Give again, word for word, each line from the top of the listing through the line that holds "const markPath = 'path://M7,0".

--- Start of INFORMATION PROVIDED ---

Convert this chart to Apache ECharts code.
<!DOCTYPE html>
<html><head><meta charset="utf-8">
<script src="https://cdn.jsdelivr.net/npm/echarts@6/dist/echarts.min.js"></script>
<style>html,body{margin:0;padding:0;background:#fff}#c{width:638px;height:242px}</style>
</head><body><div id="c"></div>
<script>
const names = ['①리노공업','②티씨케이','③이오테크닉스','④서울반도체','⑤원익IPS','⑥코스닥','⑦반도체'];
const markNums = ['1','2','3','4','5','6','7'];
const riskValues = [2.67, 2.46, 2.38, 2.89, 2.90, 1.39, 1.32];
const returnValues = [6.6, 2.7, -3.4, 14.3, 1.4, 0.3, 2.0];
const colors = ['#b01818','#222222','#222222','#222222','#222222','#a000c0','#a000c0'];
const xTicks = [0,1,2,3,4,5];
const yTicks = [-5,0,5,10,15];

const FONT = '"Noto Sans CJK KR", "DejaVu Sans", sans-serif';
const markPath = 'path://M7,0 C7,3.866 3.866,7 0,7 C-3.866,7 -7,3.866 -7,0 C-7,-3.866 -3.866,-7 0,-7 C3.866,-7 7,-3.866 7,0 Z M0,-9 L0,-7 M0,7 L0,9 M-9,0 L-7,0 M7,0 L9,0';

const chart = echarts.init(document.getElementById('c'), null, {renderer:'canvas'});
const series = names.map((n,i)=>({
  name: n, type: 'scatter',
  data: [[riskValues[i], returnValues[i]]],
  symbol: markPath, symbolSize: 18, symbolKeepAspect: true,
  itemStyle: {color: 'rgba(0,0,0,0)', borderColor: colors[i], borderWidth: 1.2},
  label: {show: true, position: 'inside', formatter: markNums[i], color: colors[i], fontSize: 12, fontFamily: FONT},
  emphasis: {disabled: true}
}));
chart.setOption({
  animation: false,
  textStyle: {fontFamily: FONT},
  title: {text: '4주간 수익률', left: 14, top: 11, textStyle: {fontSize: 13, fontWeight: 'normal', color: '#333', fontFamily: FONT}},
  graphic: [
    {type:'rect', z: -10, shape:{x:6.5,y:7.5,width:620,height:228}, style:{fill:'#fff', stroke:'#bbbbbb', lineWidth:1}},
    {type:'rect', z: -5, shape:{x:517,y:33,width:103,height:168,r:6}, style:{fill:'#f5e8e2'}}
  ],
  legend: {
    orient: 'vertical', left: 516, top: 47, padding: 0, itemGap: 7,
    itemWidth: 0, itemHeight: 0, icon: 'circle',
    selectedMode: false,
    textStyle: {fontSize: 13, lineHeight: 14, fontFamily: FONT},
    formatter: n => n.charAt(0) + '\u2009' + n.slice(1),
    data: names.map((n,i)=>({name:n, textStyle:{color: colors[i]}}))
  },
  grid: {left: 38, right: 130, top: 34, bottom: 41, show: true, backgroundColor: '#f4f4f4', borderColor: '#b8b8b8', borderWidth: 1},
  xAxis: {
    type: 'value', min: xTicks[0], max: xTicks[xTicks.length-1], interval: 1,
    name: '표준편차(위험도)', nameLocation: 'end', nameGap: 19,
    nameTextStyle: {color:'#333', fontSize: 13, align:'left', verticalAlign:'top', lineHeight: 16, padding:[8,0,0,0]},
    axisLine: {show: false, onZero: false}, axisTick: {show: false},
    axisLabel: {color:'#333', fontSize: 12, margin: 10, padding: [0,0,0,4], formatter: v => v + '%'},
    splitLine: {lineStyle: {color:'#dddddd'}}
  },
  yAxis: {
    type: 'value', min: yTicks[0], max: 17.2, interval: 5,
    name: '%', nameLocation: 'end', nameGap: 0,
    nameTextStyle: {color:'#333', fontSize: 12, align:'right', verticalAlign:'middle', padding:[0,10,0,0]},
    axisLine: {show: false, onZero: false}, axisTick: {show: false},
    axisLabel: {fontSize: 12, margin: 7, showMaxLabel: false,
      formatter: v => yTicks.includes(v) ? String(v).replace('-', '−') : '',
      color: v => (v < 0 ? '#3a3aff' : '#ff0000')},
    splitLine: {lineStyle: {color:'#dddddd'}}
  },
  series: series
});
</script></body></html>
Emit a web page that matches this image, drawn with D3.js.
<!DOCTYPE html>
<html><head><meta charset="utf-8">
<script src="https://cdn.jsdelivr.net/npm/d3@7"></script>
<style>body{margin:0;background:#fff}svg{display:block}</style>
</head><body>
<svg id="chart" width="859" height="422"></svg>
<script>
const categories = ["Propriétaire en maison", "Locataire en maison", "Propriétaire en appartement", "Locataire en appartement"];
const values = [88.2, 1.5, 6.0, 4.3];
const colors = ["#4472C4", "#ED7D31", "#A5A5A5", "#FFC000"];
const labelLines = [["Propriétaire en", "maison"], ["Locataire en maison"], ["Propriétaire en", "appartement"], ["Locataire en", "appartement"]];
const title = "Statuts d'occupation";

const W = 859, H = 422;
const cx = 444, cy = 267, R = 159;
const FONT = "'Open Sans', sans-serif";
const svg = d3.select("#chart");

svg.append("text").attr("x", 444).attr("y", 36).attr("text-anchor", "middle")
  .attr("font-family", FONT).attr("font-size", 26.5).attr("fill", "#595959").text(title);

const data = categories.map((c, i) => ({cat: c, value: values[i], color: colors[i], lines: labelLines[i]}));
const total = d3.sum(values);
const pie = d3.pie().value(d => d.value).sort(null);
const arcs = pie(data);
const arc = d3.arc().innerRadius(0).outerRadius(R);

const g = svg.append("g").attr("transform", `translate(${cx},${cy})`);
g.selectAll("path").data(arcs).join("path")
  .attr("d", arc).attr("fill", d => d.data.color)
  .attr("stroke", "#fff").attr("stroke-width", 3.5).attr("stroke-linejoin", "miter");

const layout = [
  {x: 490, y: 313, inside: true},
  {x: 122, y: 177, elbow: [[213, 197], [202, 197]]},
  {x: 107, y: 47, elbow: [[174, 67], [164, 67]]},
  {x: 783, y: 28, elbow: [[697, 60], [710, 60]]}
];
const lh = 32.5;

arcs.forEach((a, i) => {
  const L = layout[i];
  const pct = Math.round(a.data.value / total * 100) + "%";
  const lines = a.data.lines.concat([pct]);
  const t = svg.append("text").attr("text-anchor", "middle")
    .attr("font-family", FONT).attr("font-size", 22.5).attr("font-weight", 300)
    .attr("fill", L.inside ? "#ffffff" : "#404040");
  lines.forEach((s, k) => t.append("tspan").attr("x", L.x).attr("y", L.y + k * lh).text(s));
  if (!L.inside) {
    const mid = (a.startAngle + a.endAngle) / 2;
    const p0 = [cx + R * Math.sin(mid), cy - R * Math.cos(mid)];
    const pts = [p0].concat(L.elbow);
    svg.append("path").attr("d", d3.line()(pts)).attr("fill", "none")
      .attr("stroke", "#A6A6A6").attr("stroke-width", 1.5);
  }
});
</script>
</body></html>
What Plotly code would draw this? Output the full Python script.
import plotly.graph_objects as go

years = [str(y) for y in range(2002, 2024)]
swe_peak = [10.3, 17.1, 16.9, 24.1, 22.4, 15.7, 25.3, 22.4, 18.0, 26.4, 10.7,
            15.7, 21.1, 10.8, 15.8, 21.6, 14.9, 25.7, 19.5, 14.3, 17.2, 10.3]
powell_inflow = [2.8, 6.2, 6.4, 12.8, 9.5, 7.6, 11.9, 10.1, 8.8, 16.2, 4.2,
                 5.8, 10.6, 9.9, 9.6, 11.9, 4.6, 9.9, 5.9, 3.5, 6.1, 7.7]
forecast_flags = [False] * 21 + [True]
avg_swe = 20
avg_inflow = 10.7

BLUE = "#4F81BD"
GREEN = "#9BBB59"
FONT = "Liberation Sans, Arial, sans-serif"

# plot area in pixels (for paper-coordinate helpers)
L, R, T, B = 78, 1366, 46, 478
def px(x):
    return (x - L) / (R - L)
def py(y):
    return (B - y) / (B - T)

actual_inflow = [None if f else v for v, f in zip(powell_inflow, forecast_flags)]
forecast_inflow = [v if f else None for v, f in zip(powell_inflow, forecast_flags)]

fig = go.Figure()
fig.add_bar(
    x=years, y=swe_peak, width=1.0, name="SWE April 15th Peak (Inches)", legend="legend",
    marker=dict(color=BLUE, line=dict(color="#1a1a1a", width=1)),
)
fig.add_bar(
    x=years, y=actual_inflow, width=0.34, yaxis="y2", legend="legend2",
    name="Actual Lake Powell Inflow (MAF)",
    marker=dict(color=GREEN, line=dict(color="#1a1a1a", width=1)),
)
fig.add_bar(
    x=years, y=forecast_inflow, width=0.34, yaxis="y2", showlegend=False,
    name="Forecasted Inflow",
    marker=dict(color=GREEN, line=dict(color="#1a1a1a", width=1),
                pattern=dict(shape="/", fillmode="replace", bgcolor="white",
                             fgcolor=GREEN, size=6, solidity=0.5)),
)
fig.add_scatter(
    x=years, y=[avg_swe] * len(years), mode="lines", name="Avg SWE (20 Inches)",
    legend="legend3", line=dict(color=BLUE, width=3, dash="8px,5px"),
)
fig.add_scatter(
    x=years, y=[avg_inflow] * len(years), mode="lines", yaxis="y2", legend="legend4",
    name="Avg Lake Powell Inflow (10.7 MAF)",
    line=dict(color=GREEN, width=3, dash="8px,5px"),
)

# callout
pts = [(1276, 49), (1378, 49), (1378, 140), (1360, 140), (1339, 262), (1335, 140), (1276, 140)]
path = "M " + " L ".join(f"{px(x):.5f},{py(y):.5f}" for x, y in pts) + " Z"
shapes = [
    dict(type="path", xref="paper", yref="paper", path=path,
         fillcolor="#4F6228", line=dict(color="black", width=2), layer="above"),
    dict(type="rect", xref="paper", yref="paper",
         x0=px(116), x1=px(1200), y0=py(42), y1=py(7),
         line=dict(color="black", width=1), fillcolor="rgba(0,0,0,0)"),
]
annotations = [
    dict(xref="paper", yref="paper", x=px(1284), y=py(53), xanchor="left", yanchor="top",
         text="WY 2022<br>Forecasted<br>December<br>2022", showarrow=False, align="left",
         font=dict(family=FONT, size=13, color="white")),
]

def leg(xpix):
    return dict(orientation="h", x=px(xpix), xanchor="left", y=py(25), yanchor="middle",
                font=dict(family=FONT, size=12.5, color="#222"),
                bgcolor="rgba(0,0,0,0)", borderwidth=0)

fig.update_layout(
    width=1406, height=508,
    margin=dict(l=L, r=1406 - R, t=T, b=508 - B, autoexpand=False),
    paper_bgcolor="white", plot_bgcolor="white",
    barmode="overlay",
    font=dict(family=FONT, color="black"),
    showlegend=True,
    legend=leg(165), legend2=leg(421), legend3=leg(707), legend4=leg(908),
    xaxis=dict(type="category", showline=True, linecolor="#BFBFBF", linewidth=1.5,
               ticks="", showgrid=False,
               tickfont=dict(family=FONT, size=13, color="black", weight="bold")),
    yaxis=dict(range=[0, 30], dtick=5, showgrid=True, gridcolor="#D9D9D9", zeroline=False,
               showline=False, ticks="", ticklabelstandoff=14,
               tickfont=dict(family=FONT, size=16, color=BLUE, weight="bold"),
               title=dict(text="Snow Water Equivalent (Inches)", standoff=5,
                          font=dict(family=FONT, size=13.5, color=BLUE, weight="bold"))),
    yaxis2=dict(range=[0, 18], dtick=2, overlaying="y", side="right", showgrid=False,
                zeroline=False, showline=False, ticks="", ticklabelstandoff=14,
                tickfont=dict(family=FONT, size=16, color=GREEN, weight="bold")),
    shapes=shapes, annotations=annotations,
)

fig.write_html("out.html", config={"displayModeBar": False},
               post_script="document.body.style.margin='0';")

--- End of INFORMATION PROVIDED ---

■ **ANSWER TO THE TASK**
Convert this chart to Apache ECharts code.
<!DOCTYPE html>
<html><head><meta charset="utf-8">
<script src="https://cdn.jsdelivr.net/npm/echarts@6/dist/echarts.min.js"></script>
<style>html,body{margin:0;padding:0;background:#fff}#c{width:638px;height:242px}</style>
</head><body><div id="c"></div>
<script>
const names = ['①리노공업','②티씨케이','③이오테크닉스','④서울반도체','⑤원익IPS','⑥코스닥','⑦반도체'];
const markNums = ['1','2','3','4','5','6','7'];
const riskValues = [2.67, 2.46, 2.38, 2.89, 2.90, 1.39, 1.32];
const returnValues = [6.6, 2.7, -3.4, 14.3, 1.4, 0.3, 2.0];
const colors = ['#b01818','#222222','#222222','#222222','#222222','#a000c0','#a000c0'];
const xTicks = [0,1,2,3,4,5];
const yTicks = [-5,0,5,10,15];

const FONT = '"Noto Sans CJK KR", "DejaVu Sans", sans-serif';
const markPath = 'path://M7,0 C7,3.866 3.866,7 0,7 C-3.866,7 -7,3.866 -7,0 C-7,-3.866 -3.866,-7 0,-7 C3.866,-7 7,-3.866 7,0 Z M0,-9 L0,-7 M0,7 L0,9 M-9,0 L-7,0 M7,0 L9,0';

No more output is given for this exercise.